Minhaj’s sketch work on Goatface and his offshoot web series, The Truth, garnered the notice of several producers, and soon he found himself on television. His work has ranged from being the first South Asian comic on Chelsea Lately to doing improv work on MTV’s Disaster Date to being a series regular on ABC Family’s State of Georgia. The irony that on Failosophy he and other comics provide commentary on social media failings is not lost on Minhaj, who got the gig through his posts on YouTube.
Regarding social media he says, “It’s a gift and a curse. It’s democratized entertainment, in the sense that if you don’t fit into a circle or square peg, there’s a peg for everybody. If you are really into one particular niche, the Internet is for you. The problem is , like anything else when it first came out, like video games or cable TV, it’s a huge distraction.”
Early this year, Minhaj became involved in Stand-up Planet, a documentary TV show funded by the Bill and Melinda Gates Foundation. He traveled to Mumbai, India, and Johannesburg, South Africa, to see how the comedians there could use their talents to have a conversation about issues.

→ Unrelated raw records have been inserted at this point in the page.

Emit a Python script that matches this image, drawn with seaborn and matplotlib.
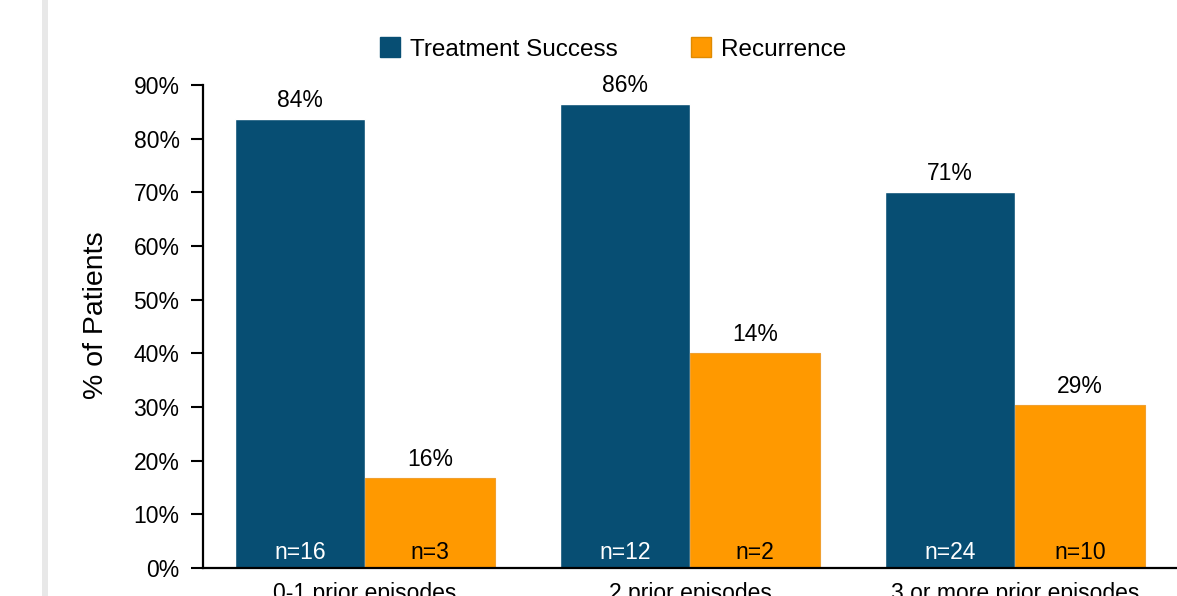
import matplotlib
matplotlib.use("Agg")
import matplotlib.pyplot as plt
import matplotlib.patches as mpatches
import seaborn as sns
import pandas as pd

categories = ["0-1 prior episodes", "2 prior episodes", "3 or more prior episodes"]
series = ["Treatment Success", "Recurrence"]
success_values = [83.6, 86.4, 70.0]
recurrence_values = [16.8, 40.0, 30.4]
success_labels = ["84%", "86%", "71%"]
recurrence_labels = ["16%", "14%", "29%"]
success_n = ["n=16", "n=12", "n=24"]
recurrence_n = ["n=3", "n=2", "n=10"]
yticks = [0, 10, 20, 30, 40, 50, 60, 70, 80, 90]

colors = {"Treatment Success": "#074E73", "Recurrence": "#FF9900"}

df = pd.DataFrame({
    "category": categories * 2,
    "series": [series[0]] * 3 + [series[1]] * 3,
    "value": success_values + recurrence_values,
})

sns.set_style("white")
plt.rcParams["font.family"] = ["Liberation Sans", "DejaVu Sans"]
plt.rcParams["text.color"] = "black"
plt.rcParams["axes.labelcolor"] = "black"
plt.rcParams["xtick.color"] = "black"
plt.rcParams["ytick.color"] = "black"

fig = plt.figure(figsize=(11.77, 5.96), dpi=100)
ax = fig.add_axes([202.5 / 1177, 28 / 596, 975 / 1177, 483 / 596])

sns.barplot(data=df, x="category", y="value", hue="series", order=categories,
            hue_order=series, palette=colors, width=0.8, gap=0, ax=ax,
            saturation=1, legend=False, errorbar=None)

for bar in ax.containers[1]:
    bar.set_edgecolor("#F0A030")
    bar.set_linewidth(0.8)

ax.set_xlim(-0.5, 2.5)
ax.set_ylim(0, 90)
ax.set_yticks(yticks)
ax.set_yticklabels([f"{t}%" for t in yticks])
ax.tick_params(axis="y", length=8.5, width=1.5, pad=8, labelsize=16.5, colors="black", left=True)
ax.tick_params(axis="x", length=0, pad=10, labelsize=16.5, colors="black")
ax.set_xlabel("")
ax.set_ylabel("% of Patients", fontsize=20.5, color="black")
ax.yaxis.set_label_coords(-0.096, 0.524)

for s in ["top", "right"]:
    ax.spines[s].set_visible(False)
for s in ["left", "bottom"]:
    ax.spines[s].set_color("black")
    ax.spines[s].set_linewidth(1.6)

for cont, labs, ns, ncol in [(ax.containers[0], success_labels, success_n, "white"),
                             (ax.containers[1], recurrence_labels, recurrence_n, "black")]:
    for bar, lab, n in zip(cont, labs, ns):
        cx = bar.get_x() + bar.get_width() / 2
        ax.annotate(lab, (cx, bar.get_height()), xytext=(0, 5), textcoords="offset points",
                    ha="center", va="bottom", fontsize=16.5, color="black")
        ax.text(cx, 2.8, n, ha="center", va="center", fontsize=16.5, color=ncol)

handles = [mpatches.Patch(facecolor=colors[s], edgecolor=colors[s] if i == 0 else "#E08A00",
                          label=s) for i, s in enumerate(series)]
fig.legend(handles=handles, loc="center", bbox_to_anchor=(613 / 1177, 1 - 49 / 596), ncol=2,
           frameon=False, fontsize=17.5, handlelength=0.85, handleheight=0.85,
           handletextpad=0.4, columnspacing=3.0, labelcolor="black")

fig.patches.append(mpatches.Rectangle((42 / 1177, 0), 6 / 1177, 1, transform=fig.transFigure,
                                      facecolor="#E8E8E8", edgecolor="none", zorder=0))

fig.savefig("out.png", dpi=100)
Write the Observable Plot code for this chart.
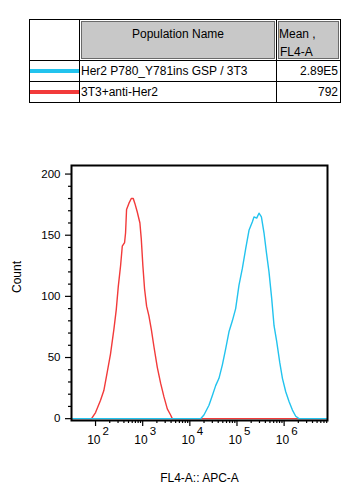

“I got to see the way they use comedy to affect social change,” he says enthusiastically. “Like in India, 54 percent of the people still go to the bathroom outside, while 60 percent have cellphones. So more people have cellphones than toilets. And this comic there had a great joke about how he’d see a guy squatting by the train tracks, dropping a deuce while swiping on a smartphone. It’s funny, and it brings levity to this social issue. And that’s it to me. That’s what makes me love comedy.”
As part of the program, Minhaj and the other performers visited with Bill Cosby, a mentor on the project. This sparked an idea about where Minhaj wanted to take his comedy next.
“Meeting Bill Cosby was one of those life-changing moments,” he says. “He’s one of the grandfathers of modern comedy. You know, he transcended race. Before we had a black president, we had Bill Cosby as America’s dad. I sat with him, and his ethos was that he doesn’t curse or talk about filth because he wants us all to be better than that, to be better than the expectations that are placed on us. He wanted us to be funny on our own and not be a victim of our situation. It really hit me. How do I walk that line of wanting to speak the truth, but not playing the victim? I think that’s the next chapter for me. I wanna be universal to everybody, but I also wanna say, ‘Hey, lemme tell you about where I came from.’ I think that’s the journey of stand-up.”
Next up, you’ll find Minhaj and the rest of Goatface working on a live tour of their sketches and pitching a television variety show. They’re hoping to change the face of television, literally. In his spare time, Minhaj is looking for inspiration all over L.A. “Seeing an artist on a small stage just before their big break is exciting. L.A. has so many great neighborhoods and events. There are so many amazing people here just coming together and collaborating on projects, like at Best Fish Taco, where people are crammed in a cabana to listen to comedy. That’s just so cool to me.”